Task brief>
Every line below is to be copied exactly, with the pictures left out.

Source material>
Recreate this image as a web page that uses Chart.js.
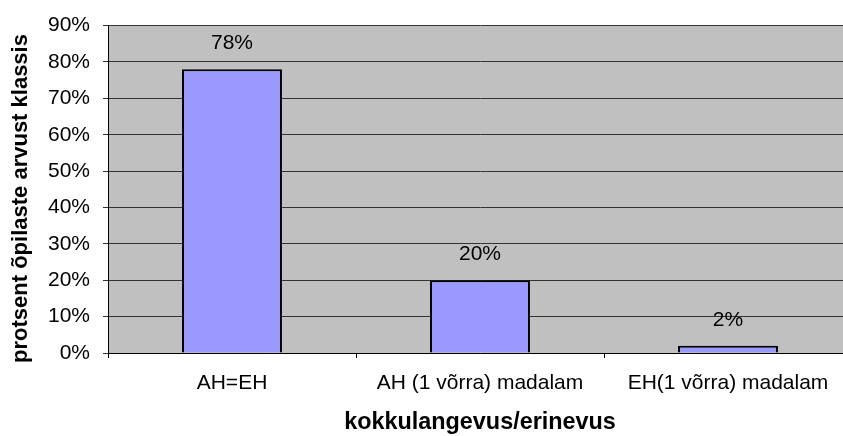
<!DOCTYPE html>
<html><head><meta charset="utf-8">
<script src="https://cdn.jsdelivr.net/npm/chart.js@4/dist/chart.umd.min.js"></script>
<style>html,body{margin:0;padding:0;background:#fff;overflow:hidden}#w{width:853px;height:436px}</style>
</head><body><div id="w"><canvas id="c"></canvas></div>
<script>
const categories = ["AH=EH", "AH (1 võrra) madalam", "EH(1 võrra) madalam"];
const values = [78, 20, 2];
const yTitle = "protsent õpilaste arvust klassis";
const xTitle = "kokkulangevus/erinevus";

const FONT = "'Liberation Sans', Arial, sans-serif";

const bgPlugin = {
  id: 'bg',
  beforeDraw(chart) {
    const a = chart.chartArea, ctx = chart.ctx;
    ctx.save(); ctx.fillStyle = '#C0C0C0';
    ctx.fillRect(a.left, a.top, a.right - a.left, a.bottom - a.top);
    ctx.restore();
  }
};
const labelPlugin = {
  id: 'lbl',
  afterDatasetsDraw(chart) {
    const ctx = chart.ctx;
    const meta = chart.getDatasetMeta(0);
    ctx.save();
    ctx.font = "21px " + FONT;
    ctx.fillStyle = '#000';
    ctx.textAlign = 'center'; ctx.textBaseline = 'middle';
    meta.data.forEach((b, i) => {
      ctx.fillText(values[i] + '%', b.x, b.y - 26);
    });
    ctx.restore();
  }
};
const titlePlugin = {
  id: 'titles',
  afterDraw(chart) {
    const ctx = chart.ctx;
    ctx.save();
    ctx.fillStyle = '#000';
    ctx.textAlign = 'center'; ctx.textBaseline = 'alphabetic';
    ctx.font = "bold 23.4px " + FONT;
    ctx.fillText(xTitle, 480, 429);
    ctx.translate(27, 198.5);
    ctx.rotate(-Math.PI / 2);
    ctx.font = "bold 22px " + FONT;
    ctx.fillText(yTitle, 0, 0);
    ctx.restore();
  }
};

new Chart(document.getElementById('c'), {
  type: 'bar',
  data: { labels: categories, datasets: [{
    data: values, backgroundColor: '#9999FF', borderColor: '#000', borderWidth: 2,
    categoryPercentage: 0.806, barPercentage: 0.5
  }]},
  options: {
    responsive: true, maintainAspectRatio: false, animation: false,
    layout: { padding: { left: 0, right: 1, top: 24, bottom: 0 } },
    plugins: { legend: { display: false }, tooltip: { enabled: false } },
    scales: {
      x: {
        grid: { drawOnChartArea: false, color: '#000', tickLength: 5 },
        border: { color: '#000', width: 1 },
        ticks: { color: '#000', font: { family: FONT, size: 21 }, padding: 13, maxRotation: 0 },
        afterFit(s) { s.height = 83; }
      },
      y: {
        min: 0, max: 90,
        grid: { color: '#333', tickLength: 5 },
        border: { color: '#000', width: 1 },
        ticks: { stepSize: 10, color: '#000', font: { family: FONT, size: 21 }, padding: 13, callback: v => v + '%' },
        afterFit(s) { s.width = 108; }
      }
    }
  },
  plugins: [bgPlugin, labelPlugin, titlePlugin]
});
</script></body></html>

The reply>
Recreate this image as a web page that uses Chart.js.
<!DOCTYPE html>
<html><head><meta charset="utf-8">
<script src="https://cdn.jsdelivr.net/npm/chart.js@4/dist/chart.umd.min.js"></script>
<style>html,body{margin:0;padding:0;background:#fff;overflow:hidden}#w{width:853px;height:436px}</style>
</head><body><div id="w"><canvas id="c"></canvas></div>
<script>
const categories = ["AH=EH", "AH (1 võrra) madalam", "EH(1 võrra) madalam"];
const values = [78, 20, 2];
const yTitle = "protsent õpilaste arvust klassis";
const xTitle = "kokkulangevus/erinevus";

const FONT = "'Liberation Sans', Arial, sans-serif";

const bgPlugin = {
  id: 'bg',
  beforeDraw(chart) {
    const a = chart.chartArea, ctx = chart.ctx;
    ctx.save(); ctx.fillStyle = '#C0C0C0';
    ctx.fillRect(a.left, a.top, a.right - a.left, a.bottom - a.top);
    ctx.restore();
  }
};
const labelPlugin = {
  id: 'lbl',
  afterDatasetsDraw(chart) {
    const ctx = chart.ctx;
    const meta = chart.getDatasetMeta(0);
    ctx.save();
    ctx.font = "21px " + FONT;
    ctx.fillStyle = '#000';
    ctx.textAlign = 'center'; ctx.textBaseline = 'middle';
    meta.data.forEach((b, i) => {
      ctx.fillText(values[i] + '%', b.x, b.y - 26);
    });
    ctx.restore();
  }
};
const titlePlugin = {
  id: 'titles',
  afterDraw(chart) {
    const ctx = chart.ctx;
    ctx.save();
    ctx.fillStyle = '#000';
    ctx.textAlign = 'center'; ctx.textBaseline = 'alphabetic';
    ctx.font = "bold 23.4px " + FONT;
    ctx.fillText(xTitle, 480, 429);
    ctx.translate(27, 198.5);
    ctx.rotate(-Math.PI / 2);
    ctx.font = "bold 22px " + FONT;
    ctx.fillText(yTitle, 0, 0);
    ctx.restore();
  }
};

new Chart(document.getElementById('c'), {
  type: 'bar',
  data: { labels: categories, datasets: [{
    data: values, backgroundColor: '#9999FF', borderColor: '#000', borderWidth: 2,
    categoryPercentage: 0.806, barPercentage: 0.5
  }]},
  options: {
    responsive: true, maintainAspectRatio: false, animation: false,
    layout: { padding: { left: 0, right: 1, top: 24, bottom: 0 } },
    plugins: { legend: { display: false }, tooltip: { enabled: false } },
    scales: {
      x: {
        grid: { drawOnChartArea: false, color: '#000', tickLength: 5 },
        border: { color: '#000', width: 1 },
        ticks: { color: '#000', font: { family: FONT, size: 21 }, padding: 13, maxRotation: 0 },
        afterFit(s) { s.height = 83; }
      },
      y: {
        min: 0, max: 90,
        grid: { color: '#333', tickLength: 5 },
        border: { color: '#000', width: 1 },
        ticks: { stepSize: 10, color: '#000', font: { family: FONT, size: 21 }, padding: 13, callback: v => v + '%' },
        afterFit(s) { s.width = 108; }
      }
    }
  },
  plugins: [bgPlugin, labelPlugin, titlePlugin]
});
</script></body></html>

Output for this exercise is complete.